## Work to do
Below is some material; set it all down exactly, apart from the pictures.

## Recorded information
## START

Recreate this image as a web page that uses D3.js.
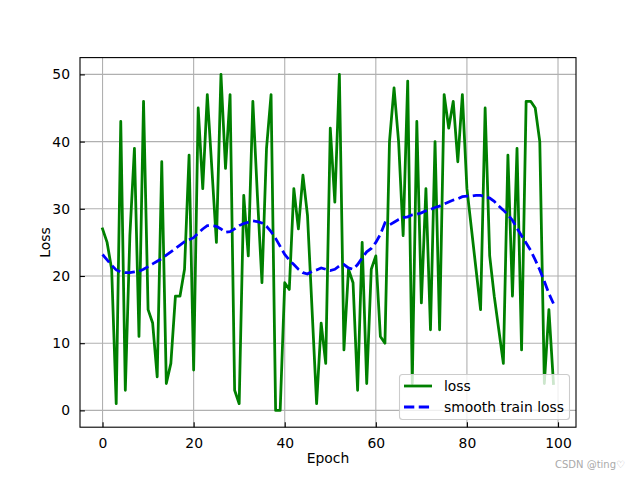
<!DOCTYPE html>
<html>
<head>
<meta charset="utf-8">
<script src="https://cdn.jsdelivr.net/npm/d3@7"></script>
<style>
  html, body { margin: 0; padding: 0; background: #fff; }
  svg { display: block; }
  text { font-family: "DejaVu Sans", sans-serif; }
</style>
</head>
<body>
<script>
// ---- data ----
const epochs = d3.range(0, 100);
const lossValues = [
  27, 25, 21, 1, 43, 3, 26, 39, 11, 46,
  15, 13, 5, 37, 4, 7, 17, 17, 21, 38,
  6, 45, 33, 47, 36, 25, 50, 36, 47, 3,
  1, 32, 23, 46, 32, 19, 39, 47, 0, 0,
  19, 18, 33, 27, 35, 29, 15, 1, 13, 7,
  42, 31, 50, 9, 21, 19, 3, 25, 4, 21,
  23, 11, 10, 40, 48, 40, 26, 49, 4, 43,
  16, 33, 12, 40, 12, 47, 42, 46, 37, 47,
  33, 27, 21, 15, 45, 23, 17, 12, 7, 38,
  17, 39, 9, 46, 46, 45, 40, 4, 15, 4
];
const smoothValues = [
  23.2, 22.4, 21.6, 20.9, 20.6, 20.5, 20.5, 20.6, 20.7, 21.0,
  21.4, 21.8, 22.2, 22.6, 23.1, 23.6, 24.1, 24.6, 25.1, 25.4,
  25.7, 26.4, 27.0, 27.5, 27.5, 27.4, 27.0, 26.5, 26.6, 27.0,
  27.5, 27.8, 28.0, 28.2, 28.1, 27.9, 27.4, 26.6, 25.6, 24.4,
  23.2, 22.4, 21.7, 21.0, 20.5, 20.3, 20.7, 20.9, 21.2, 21.0,
  20.8, 21.0, 21.5, 21.7, 21.2, 21.0, 21.7, 22.7, 23.6, 24.1,
  25.0, 26.2, 27.9, 27.6, 28.0, 28.4, 28.7, 28.8, 29.1, 29.2,
  29.4, 29.7, 29.9, 30.2, 30.4, 30.7, 31.0, 31.3, 31.5, 31.8,
  31.9, 31.9, 32.0, 32.0, 31.8, 31.6, 31.1, 30.4, 29.8, 29.1,
  28.3, 27.1, 26.0, 24.9, 23.8, 22.4, 20.9, 19.2, 17.4, 15.9
];
const xTicks = [0, 20, 40, 60, 80, 100];
const yTicks = [0, 10, 20, 30, 40, 50];
const seriesNames = ["loss", "smooth train loss"];
const xLabel = "Epoch";
const yLabel = "Loss";
const watermark = "CSDN @ting\u2661";

// ---- layout ----
const W = 640, H = 480;
const mLeft = 80, mRight = 576, mTop = 57.6, mBottom = 427.2;

const svg = d3.select("body").append("svg").attr("width", W).attr("height", H);

const x = d3.scaleLinear().domain([-4.95, 103.95]).range([mLeft, mRight]);
const y = d3.scaleLinear().domain([-2.5, 52.5]).range([mBottom, mTop]);

// grid
const grid = svg.append("g");
grid.selectAll("line.gx").data(xTicks).join("line").attr("class", "gx")
  .attr("x1", d => x(d)).attr("x2", d => x(d))
  .attr("y1", mTop).attr("y2", mBottom)
  .attr("stroke", "#b0b0b0").attr("stroke-width", 1.1);
grid.selectAll("line.gy").data(yTicks).join("line").attr("class", "gy")
  .attr("y1", d => y(d)).attr("y2", d => y(d))
  .attr("x1", mLeft).attr("x2", mRight)
  .attr("stroke", "#b0b0b0").attr("stroke-width", 1.1);

// lines
svg.append("clipPath").attr("id", "clip").append("rect")
  .attr("x", mLeft).attr("y", mTop).attr("width", mRight - mLeft).attr("height", mBottom - mTop);

const lineGen = d3.line().x((d, i) => x(epochs[i])).y(d => y(d));
svg.append("path").datum(lossValues)
  .attr("clip-path", "url(#clip)")
  .attr("d", lineGen)
  .attr("fill", "none").attr("stroke", "#008000").attr("stroke-width", 2.78)
  .attr("stroke-linejoin", "round").attr("stroke-linecap", "square");

svg.append("path").datum(smoothValues)
  .attr("clip-path", "url(#clip)")
  .attr("d", lineGen)
  .attr("fill", "none").attr("stroke", "#0000ff").attr("stroke-width", 2.78)
  .attr("stroke-dasharray", "10.3,4.45");

// axes with inward ticks
const xAxis = d3.axisBottom(x).tickValues(xTicks).tickSizeInner(-4.9).tickSizeOuter(0).tickPadding(11);
const yAxis = d3.axisLeft(y).tickValues(yTicks).tickSizeInner(-4.9).tickSizeOuter(0).tickPadding(10);

const gx = svg.append("g").attr("transform", `translate(0,${mBottom})`).call(xAxis);
const gy = svg.append("g").attr("transform", `translate(${mLeft},0)`).call(yAxis);
[gx, gy].forEach(g => {
  g.select(".domain").remove();
  g.selectAll(".tick line").attr("stroke", "#000").attr("stroke-width", 1.1);
  g.selectAll(".tick text").attr("font-size", 13.9).attr("fill", "#000")
    .attr("font-family", "DejaVu Sans, sans-serif");
});

// spines
svg.append("rect").attr("x", mLeft).attr("y", mTop)
  .attr("width", mRight - mLeft).attr("height", mBottom - mTop)
  .attr("fill", "none").attr("stroke", "#000").attr("stroke-width", 1.1);

// axis labels
svg.append("text").attr("x", (mLeft + mRight) / 2).attr("y", 463)
  .attr("text-anchor", "middle").attr("font-size", 13.9).text(xLabel);
svg.append("text").attr("transform", `translate(50,${(mTop + mBottom) / 2}) rotate(-90)`)
  .attr("text-anchor", "middle").attr("font-size", 13.9).text(yLabel);

// legend
const lg = svg.append("g");
lg.append("rect").attr("x", 399.5).attr("y", 374.5).attr("width", 170).attr("height", 45)
  .attr("rx", 3).attr("ry", 3)
  .attr("fill", "#fff").attr("fill-opacity", 0.8)
  .attr("stroke", "#cccccc").attr("stroke-width", 1.1);
const legendItems = [
  { name: seriesNames[0], color: "#008000", dash: null, cy: 386 },
  { name: seriesNames[1], color: "#0000ff", dash: "10.3,4.45", cy: 407 }
];
legendItems.forEach(it => {
  lg.append("line").attr("x1", 404).attr("x2", 432).attr("y1", it.cy).attr("y2", it.cy)
    .attr("stroke", it.color).attr("stroke-width", 2.78)
    .attr("stroke-dasharray", it.dash);
  lg.append("text").attr("x", 444).attr("y", it.cy).attr("dy", "0.35em")
    .attr("font-size", 13.9).text(it.name);
});

// watermark
svg.append("text").attr("x", 625).attr("y", 468).attr("text-anchor", "end")
  .attr("font-size", 10).attr("fill", "#aaaaaa").text(watermark);
</script>
</body>
</html>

## END

## Exercise answer
Recreate this image as a web page that uses D3.js.
<!DOCTYPE html>
<html>
<head>
<meta charset="utf-8">
<script src="https://cdn.jsdelivr.net/npm/d3@7"></script>
<style>
  html, body { margin: 0; padding: 0; background: #fff; }
  svg { display: block; }
  text { font-family: "DejaVu Sans", sans-serif; }
</style>
</head>
<body>
<script>
// ---- data ----
const epochs = d3.range(0, 100);
const lossValues = [
  27, 25, 21, 1, 43, 3, 26, 39, 11, 46,
  15, 13, 5, 37, 4, 7, 17, 17, 21, 38,
  6, 45, 33, 47, 36, 25, 50, 36, 47, 3,
  1, 32, 23, 46, 32, 19, 39, 47, 0, 0,
  19, 18, 33, 27, 35, 29, 15, 1, 13, 7,
  42, 31, 50, 9, 21, 19, 3, 25, 4, 21,
  23, 11, 10, 40, 48, 40, 26, 49, 4, 43,
  16, 33, 12, 40, 12, 47, 42, 46, 37, 47,
  33, 27, 21, 15, 45, 23, 17, 12, 7, 38,
  17, 39, 9, 46, 46, 45, 40, 4, 15, 4
];
const smoothValues = [
  23.2, 22.4, 21.6, 20.9, 20.6, 20.5, 20.5, 20.6, 20.7, 21.0,
  21.4, 21.8, 22.2, 22.6, 23.1, 23.6, 24.1, 24.6, 25.1, 25.4,
  25.7, 26.4, 27.0, 27.5, 27.5, 27.4, 27.0, 26.5, 26.6, 27.0,
  27.5, 27.8, 28.0, 28.2, 28.1, 27.9, 27.4, 26.6, 25.6, 24.4,
  23.2, 22.4, 21.7, 21.0, 20.5, 20.3, 20.7, 20.9, 21.2, 21.0,
  20.8, 21.0, 21.5, 21.7, 21.2, 21.0, 21.7, 22.7, 23.6, 24.1,
  25.0, 26.2, 27.9, 27.6, 28.0, 28.4, 28.7, 28.8, 29.1, 29.2,
  29.4, 29.7, 29.9, 30.2, 30.4, 30.7, 31.0, 31.3, 31.5, 31.8,
  31.9, 31.9, 32.0, 32.0, 31.8, 31.6, 31.1, 30.4, 29.8, 29.1,
  28.3, 27.1, 26.0, 24.9, 23.8, 22.4, 20.9, 19.2, 17.4, 15.9
];
const xTicks = [0, 20, 40, 60, 80, 100];
const yTicks = [0, 10, 20, 30, 40, 50];
const seriesNames = ["loss", "smooth train loss"];
const xLabel = "Epoch";
const yLabel = "Loss";
const watermark = "CSDN @ting\u2661";

// ---- layout ----
const W = 640, H = 480;
const mLeft = 80, mRight = 576, mTop = 57.6, mBottom = 427.2;

const svg = d3.select("body").append("svg").attr("width", W).attr("height", H);

const x = d3.scaleLinear().domain([-4.95, 103.95]).range([mLeft, mRight]);
const y = d3.scaleLinear().domain([-2.5, 52.5]).range([mBottom, mTop]);

// grid
const grid = svg.append("g");
grid.selectAll("line.gx").data(xTicks).join("line").attr("class", "gx")
  .attr("x1", d => x(d)).attr("x2", d => x(d))
  .attr("y1", mTop).attr("y2", mBottom)
  .attr("stroke", "#b0b0b0").attr("stroke-width", 1.1);
grid.selectAll("line.gy").data(yTicks).join("line").attr("class", "gy")
  .attr("y1", d => y(d)).attr("y2", d => y(d))
  .attr("x1", mLeft).attr("x2", mRight)
  .attr("stroke", "#b0b0b0").attr("stroke-width", 1.1);

// lines
svg.append("clipPath").attr("id", "clip").append("rect")
  .attr("x", mLeft).attr("y", mTop).attr("width", mRight - mLeft).attr("height", mBottom - mTop);

const lineGen = d3.line().x((d, i) => x(epochs[i])).y(d => y(d));
svg.append("path").datum(lossValues)
  .attr("clip-path", "url(#clip)")
  .attr("d", lineGen)
  .attr("fill", "none").attr("stroke", "#008000").attr("stroke-width", 2.78)
  .attr("stroke-linejoin", "round").attr("stroke-linecap", "square");

svg.append("path").datum(smoothValues)
  .attr("clip-path", "url(#clip)")
  .attr("d", lineGen)
  .attr("fill", "none").attr("stroke", "#0000ff").attr("stroke-width", 2.78)
  .attr("stroke-dasharray", "10.3,4.45");

// axes with inward ticks
const xAxis = d3.axisBottom(x).tickValues(xTicks).tickSizeInner(-4.9).tickSizeOuter(0).tickPadding(11);
const yAxis = d3.axisLeft(y).tickValues(yTicks).tickSizeInner(-4.9).tickSizeOuter(0).tickPadding(10);

const gx = svg.append("g").attr("transform", `translate(0,${mBottom})`).call(xAxis);
const gy = svg.append("g").attr("transform", `translate(${mLeft},0)`).call(yAxis);
[gx, gy].forEach(g => {
  g.select(".domain").remove();
  g.selectAll(".tick line").attr("stroke", "#000").attr("stroke-width", 1.1);
  g.selectAll(".tick text").attr("font-size", 13.9).attr("fill", "#000")
    .attr("font-family", "DejaVu Sans, sans-serif");
});

// spines
svg.append("rect").attr("x", mLeft).attr("y", mTop)
  .attr("width", mRight - mLeft).attr("height", mBottom - mTop)
  .attr("fill", "none").attr("stroke", "#000").attr("stroke-width", 1.1);

// axis labels
svg.append("text").attr("x", (mLeft + mRight) / 2).attr("y", 463)
  .attr("text-anchor", "middle").attr("font-size", 13.9).text(xLabel);
svg.append("text").attr("transform", `translate(50,${(mTop + mBottom) / 2}) rotate(-90)`)
  .attr("text-anchor", "middle").attr("font-size", 13.9).text(yLabel);

// legend
const lg = svg.append("g");
lg.append("rect").attr("x", 399.5).attr("y", 374.5).attr("width", 170).attr("height", 45)
  .attr("rx", 3).attr("ry", 3)
  .attr("fill", "#fff").attr("fill-opacity", 0.8)
  .attr("stroke", "#cccccc").attr("stroke-width", 1.1);
const legendItems = [
  { name: seriesNames[0], color: "#008000", dash: null, cy: 386 },
  { name: seriesNames[1], color: "#0000ff", dash: "10.3,4.45", cy: 407 }
];
legendItems.forEach(it => {
  lg.append("line").attr("x1", 404).attr("x2", 432).attr("y1", it.cy).attr("y2", it.cy)
    .attr("stroke", it.color).attr("stroke-width", 2.78)
    .attr("stroke-dasharray", it.dash);
  lg.append("text").attr("x", 444).attr("y", it.cy).attr("dy", "0.35em")
    .attr("font-size", 13.9).text(it.name);
});

// watermark
svg.append("text").attr("x", 625).attr("y", 468).attr("text-anchor", "end")
  .attr("font-size", 10).attr("fill", "#aaaaaa").text(watermark);
</script>
</body>
</html>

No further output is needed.